- [REQUIRED TASK]: Retype exactly the lines from the first one through the line with "import plotly.graph_objects as go", including both ends; skip any pictures.

- [RECORDED INFORMATION]:
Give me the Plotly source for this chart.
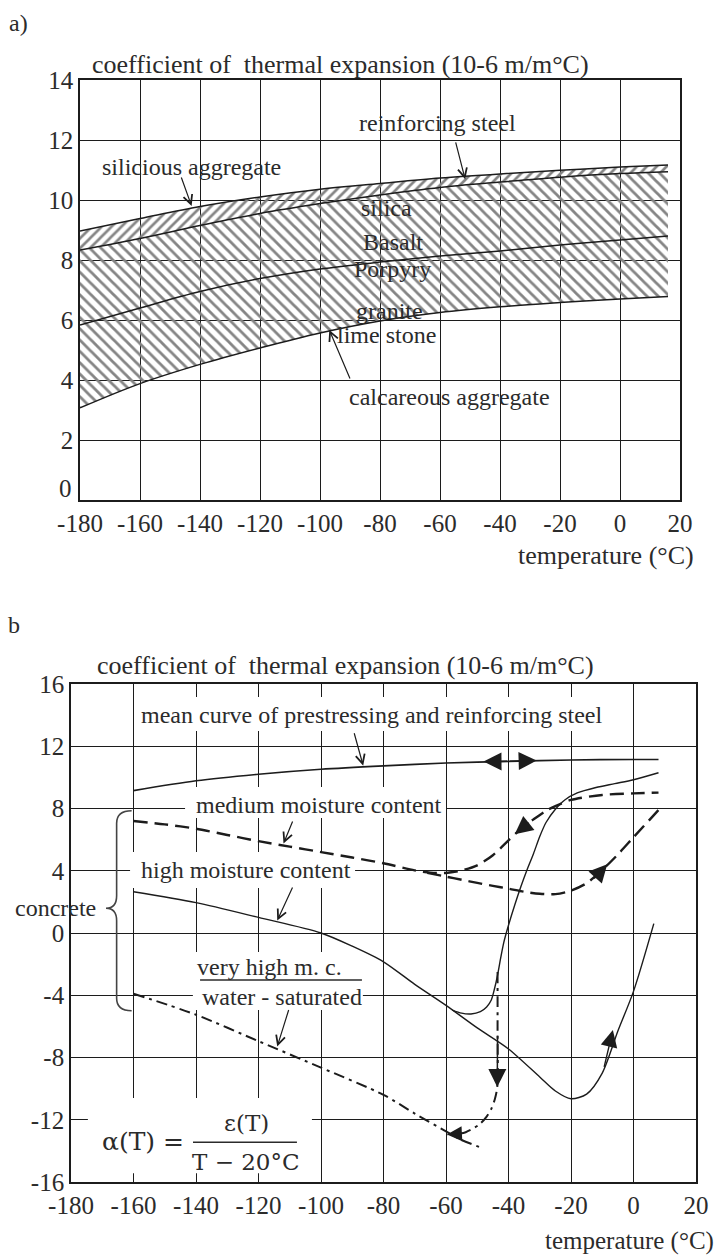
import plotly.graph_objects as go

# ---------------- data: panel a ----------------
temp_a = [-180, -160, -140, -120, -100, -80, -60, -40, -20, 0, 16]
silicious_upper = [8.97, 9.38, 9.78, 10.1, 10.36, 10.55, 10.73, 10.87, 10.99, 11.1, 11.17]
steel_band_lower = [8.33, 8.72, 9.15, 9.55, 9.88, 10.17, 10.42, 10.6, 10.76, 10.88, 10.94]
basalt_porphyry = [5.83, 6.4, 6.95, 7.38, 7.7, 7.93, 8.13, 8.3, 8.5, 8.67, 8.8]
calcareous_lower = [3.07, 3.88, 4.52, 5.07, 5.57, 5.97, 6.25, 6.44, 6.58, 6.7, 6.78]

x_tick_vals = [-180, -160, -140, -120, -100, -80, -60, -40, -20, 0, 20]
x_tick_text = ["-180", "-160", "-140", "-120", "-100", "-80", "-60", "-40", "-20", "0", "20"]
y_tick_vals_a = [0, 2, 4, 6, 8, 10, 12, 14]
y_tick_text_a = ["0", "2", "4", "6", "8", "10", "12", "14"]

# ---------------- data: panel b ----------------
steel_t = [-160, -140, -120, -100, -80, -60, -40, -20, 0, 8]
steel_alpha = [9.15, 9.78, 10.2, 10.52, 10.74, 10.92, 11.03, 11.12, 11.15, 11.15]

medium_t = [-160, -150, -140, -130, -120, -110, -100, -90, -80, -70, -65, -60, -55, -50, -45, -40,
            -36, -32, -28, -25, -20, -10, 0, 8]
medium_alpha = [7.2, 6.98, 6.7, 6.3, 5.9, 5.55, 5.2, 4.85, 4.48, 4.02, 3.88, 3.86, 4.02, 4.35, 5.0,
                5.95, 6.7, 7.3, 7.85, 8.15, 8.55, 8.87, 8.97, 9.02]
medium_heat_t = [-66, -60, -55, -50, -45, -40, -35, -30, -25, -20, -15, -10, -5, 0, 8]
medium_heat_alpha = [3.86, 3.62, 3.42, 3.22, 3.03, 2.85, 2.65, 2.52, 2.5, 2.72, 3.2, 4.05, 5.05, 6.15, 7.9]

high_t = [-160, -140, -120, -100, -90, -80, -70, -60, -50, -40, -30, -25, -20, -15, -10, -5, 0, 6.5]
high_alpha = [2.65, 1.95, 1.0, 0.0, -0.85, -1.85, -3.3, -4.65, -6.1, -7.45, -9.25, -10.15, -10.65,
              -10.35, -9.0, -6.3, -3.75, 0.6]
high_cool_t = [-58, -55, -52, -49, -47, -45.5, -44.5, -43.5, -42.5, -41.5, -40, -38, -36, -34, -32,
               -30, -28, -25, -22, -18, -12, -6, 0, 8]
high_cool_alpha = [-4.95, -5.15, -5.2, -5.05, -4.75, -4.3, -3.6, -2.7, -1.6, -0.6, 0.5, 1.8, 3.0, 4.1,
                   5.1, 6.2, 7.1, 7.95, 8.55, 9.0, 9.35, 9.6, 9.85, 10.3]

saturated_t = [-160, -140, -120, -100, -80, -70, -60, -55, -48]
saturated_alpha = [-3.9, -5.25, -6.95, -8.65, -10.4, -11.6, -12.75, -13.3, -13.85]
saturated_cool_t = [-43.5, -43.5, -43.6, -44.4, -45.5, -47, -49.3, -53.7, -58, -59.7]
saturated_cool_alpha = [-2.5, -6.0, -9.9, -10.7, -11.3, -11.8, -12.3, -12.8, -12.95, -12.95]

y_tick_vals_b = [-16, -12, -8, -4, 0, 4, 8, 12, 16]
y_tick_text_b = ["-16", "-12", "-8", "-4", "0", "4", "8", "12", "16"]

# ---------------- styling helpers ----------------
W, H = 725, 1259
SERIF = "Liberation Serif"
INK = "#1c1c1c"
TXT = "#2b2b2b"
HATCH = "#858585"


def px(xp):
    return xp / W


def py(yp):
    return 1 - yp / H


fig = go.Figure()

# ----- panel a: hatched bands -----
fig.add_trace(go.Scatter(
    x=temp_a + temp_a[::-1], y=silicious_upper + steel_band_lower[::-1],
    fill="toself", mode="lines", line=dict(width=0), fillcolor="rgba(0,0,0,0)",
    fillpattern=dict(shape="/", fgcolor=HATCH, bgcolor="rgba(0,0,0,0)", size=7, solidity=0.38),
    xaxis="x", yaxis="y", hoverinfo="skip", showlegend=False))
fig.add_trace(go.Scatter(
    x=temp_a + temp_a[::-1], y=steel_band_lower + calcareous_lower[::-1],
    fill="toself", mode="lines", line=dict(width=0), fillcolor="rgba(0,0,0,0)",
    fillpattern=dict(shape="\\", fgcolor=HATCH, bgcolor="rgba(0,0,0,0)", size=8, solidity=0.35),
    xaxis="x", yaxis="y", hoverinfo="skip", showlegend=False))

for series in [silicious_upper, steel_band_lower, basalt_porphyry, calcareous_lower]:
    fig.add_trace(go.Scatter(x=temp_a, y=series, mode="lines",
                             line=dict(color=INK, width=1.5, shape="spline", smoothing=1.0),
                             xaxis="x", yaxis="y", hoverinfo="skip", showlegend=False))


# ----- panel b curves -----
def curve(t, a, dash="solid", width=1.4):
    fig.add_trace(go.Scatter(x=t, y=a, mode="lines",
                             line=dict(color=INK, width=width, dash=dash, shape="spline", smoothing=0.8),
                             xaxis="x2", yaxis="y2", hoverinfo="skip", showlegend=False))


curve(steel_t, steel_alpha, width=1.6)
curve(medium_t, medium_alpha, dash="14px,7px", width=2.4)
curve(medium_heat_t, medium_heat_alpha, dash="14px,7px", width=2.4)
curve(high_t, high_alpha, width=1.4)
curve(high_cool_t, high_cool_alpha, width=1.4)
curve(saturated_t, saturated_alpha, dash="11px,5px,3px,5px", width=2.0)
curve(saturated_cool_t, saturated_cool_alpha, dash="11px,5px,3px,5px", width=2.0)

# ---------------- axes ----------------
axis_common = dict(showline=True, mirror=True, linecolor=INK, linewidth=1.6,
                   showgrid=True, gridcolor=INK, gridwidth=1.2, zeroline=False, automargin=False,
                   ticks="", tickfont=dict(family=SERIF, size=25, color=TXT), fixedrange=True)

fig.update_layout(
    template="none",
    width=W, height=H, margin=dict(l=0, r=0, t=0, b=0, pad=0, autoexpand=False),
    paper_bgcolor="white", plot_bgcolor="white", showlegend=False,
    xaxis=dict(domain=[px(80), px(680)], range=[-180, 20], tickvals=x_tick_vals, ticktext=x_tick_text,
               anchor="y", **axis_common),
    yaxis=dict(domain=[py(500), py(80)], range=[0, 14], tickvals=y_tick_vals_a[1:],
               ticktext=y_tick_text_a[1:], anchor="x", **axis_common),
    xaxis2=dict(domain=[px(71), px(696)], range=[-180, 20], tickvals=x_tick_vals, ticktext=x_tick_text,
                anchor="y2", **axis_common),
    yaxis2=dict(domain=[py(1182), py(684)], range=[-16, 16], tickvals=y_tick_vals_b, ticktext=y_tick_text_b,
                anchor="x2", **axis_common),
)

# ---------------- shapes ----------------
shapes = []
for (x0, x1, y0, y1) in [(-158.9, -8.5, 12.98, 15.16),
                         (-143.5, -60.0, 7.39, 9.38),
                         (-161.1, -89.1, 2.89, 5.2),
                         (-141.0, -86.6, -4.95, -1.22)]:
    shapes.append(dict(type="rect", xref="x2", yref="y2", x0=x0, x1=x1, y0=y0, y1=y1,
                       fillcolor="white", line=dict(width=0), layer="between"))
shapes.append(dict(type="rect", xref="x2", yref="y2", x0=-174.6, x1=-102.9, y0=-15.44, y1=-10.6,
                   fillcolor="white", line=dict(width=0), layer="above"))
shapes.append(dict(type="line", xref="x2", yref="y2", x0=-140.96, x1=-107.7, y0=-13.45, y1=-13.45,
                   line=dict(color=TXT, width=1.5), layer="above"))
shapes.append(dict(type="line", xref="x2", yref="y2", x0=-138.7, x1=-86.9, y0=-3.02, y1=-3.02,
                   line=dict(color=TXT, width=1.5), layer="above"))
bx_end, bx_v, bx_tip = -160.6, -165.4, -168.8
by_top, by_tip, by_bot = 7.86, 1.59, -5.0
brace = (f"M {bx_end},{by_top} Q {bx_v},{by_top} {bx_v},{by_top - 0.8} "
         f"L {bx_v},{by_tip + 0.8} Q {bx_v},{by_tip} {bx_tip},{by_tip} "
         f"Q {bx_v},{by_tip} {bx_v},{by_tip - 0.8} "
         f"L {bx_v},{by_bot + 0.8} Q {bx_v},{by_bot} {bx_end},{by_bot}")
shapes.append(dict(type="path", xref="x2", yref="y2", path=brace,
                   line=dict(color="#444", width=1.6), layer="above"))
fig.update_layout(shapes=shapes)

# ---------------- annotations ----------------
ann = []


def text(x, y, s, xref="x", yref="y", size=24, xanchor="center", family=SERIF):
    ann.append(dict(x=x, y=y, xref=xref, yref=yref, text=s, showarrow=False, xanchor=xanchor,
                    yanchor="middle", font=dict(family=family, size=size, color=TXT)))


def arrow(x, y, ax, ay, xref="x", yref="y", head=5, size=1.5, width=1.2):
    ann.append(dict(x=x, y=y, ax=ax, ay=ay, xref=xref, yref=yref, axref=xref, ayref=yref, text="",
                    showarrow=True, arrowhead=head, arrowsize=size, arrowwidth=width, arrowcolor=INK,
                    standoff=0, startstandoff=0))


# panel a
text(px(18), py(23), "a)", "paper", "paper", size=24)
text(px(340), py(64), "coefficient of  thermal expansion (10-6 m/m°C)", "paper", "paper", size=26)
text(px(696), py(555), "temperature (°C)", "paper", "paper", size=26, xanchor="right")
text(px(74), py(488), y_tick_text_a[0], "paper", "paper", size=25, xanchor="right")
text(-60.7, 12.57, "reinforcing steel")
text(-142.8, 11.1, "silicious aggregate")
text(-77.7, 9.73, "silica")
text(-75.7, 8.6, "Basalt")
text(-76.0, 7.7, "Porpyry")
text(-76.7, 6.3, "granite")
text(-77.7, 5.5, "lime stone")
text(-57.0, 3.43, "calcareous aggregate")
arrow(-51.6, 10.69, -54.9, 11.97)
arrow(-142.8, 9.8, -146.4, 10.8)
arrow(-96.9, 5.67, -89.8, 4.0)

# panel b
text(px(14), py(625), "b", "paper", "paper", size=24)
text(px(345), py(665), "coefficient of  thermal expansion (10-6 m/m°C)", "paper", "paper", size=26)
text(px(716), py(1241), "temperature (°C)", "paper", "paper", size=25, xanchor="right")
text(px(55), py(908), "concrete", "paper", "paper", size=24)
text(-83.7, 14.0, "mean curve of prestressing and reinforcing steel", "x2", "y2")
text(-100.6, 8.22, "medium moisture content", "x2", "y2")
text(-124.0, 4.05, "high moisture content", "x2", "y2")
text(-116.6, -2.17, "very high m. c.", "x2", "y2")
text(-112.5, -4.1, "water - saturated", "x2", "y2")
text(-157.0, -13.41, "α(T) =", "x2", "y2", size=25, family="DejaVu Serif")
text(-124.0, -12.23, "ε(T)", "x2", "y2", size=23, family="DejaVu Serif")
text(-124.0, -14.7, "T − 20°C", "x2", "y2", size=23, family="DejaVu Serif")

arrow(-86.5, 10.75, -89.5, 12.93, "x2", "y2")
arrow(-112.0, 5.75, -108.9, 7.26, "x2", "y2")
arrow(-114.0, 0.8, -108.9, 3.02, "x2", "y2")
arrow(-114.0, -7.3, -110.2, -4.85, "x2", "y2")
arrow(-48.0, 11.02, -40.0, 11.03, "x2", "y2", head=2, size=2.4, width=1.5)
arrow(-31.0, 11.08, -40.0, 11.03, "x2", "y2", head=2, size=2.4, width=1.5)
arrow(-38.0, 6.35, -33.0, 7.15, "x2", "y2", head=2, size=2.4, width=1.5)
arrow(-8.4, 4.42, -13.0, 3.4, "x2", "y2", head=2, size=2.4, width=1.5)
arrow(-6.6, -6.24, -9.5, -8.7, "x2", "y2", head=2, size=2.4, width=1.4)
arrow(-43.6, -9.9, -43.5, -6.5, "x2", "y2", head=2, size=2.4, width=1.5)
arrow(-59.7, -12.95, -55.0, -12.9, "x2", "y2", head=2, size=2.0, width=1.5)

fig.update_layout(annotations=ann)
fig.write_html("out.html", config={"displayModeBar": False},
               post_script="document.body.style.margin='0px';")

- [EXERCISE OUTPUT]:
Give me the Plotly source for this chart.
import plotly.graph_objects as go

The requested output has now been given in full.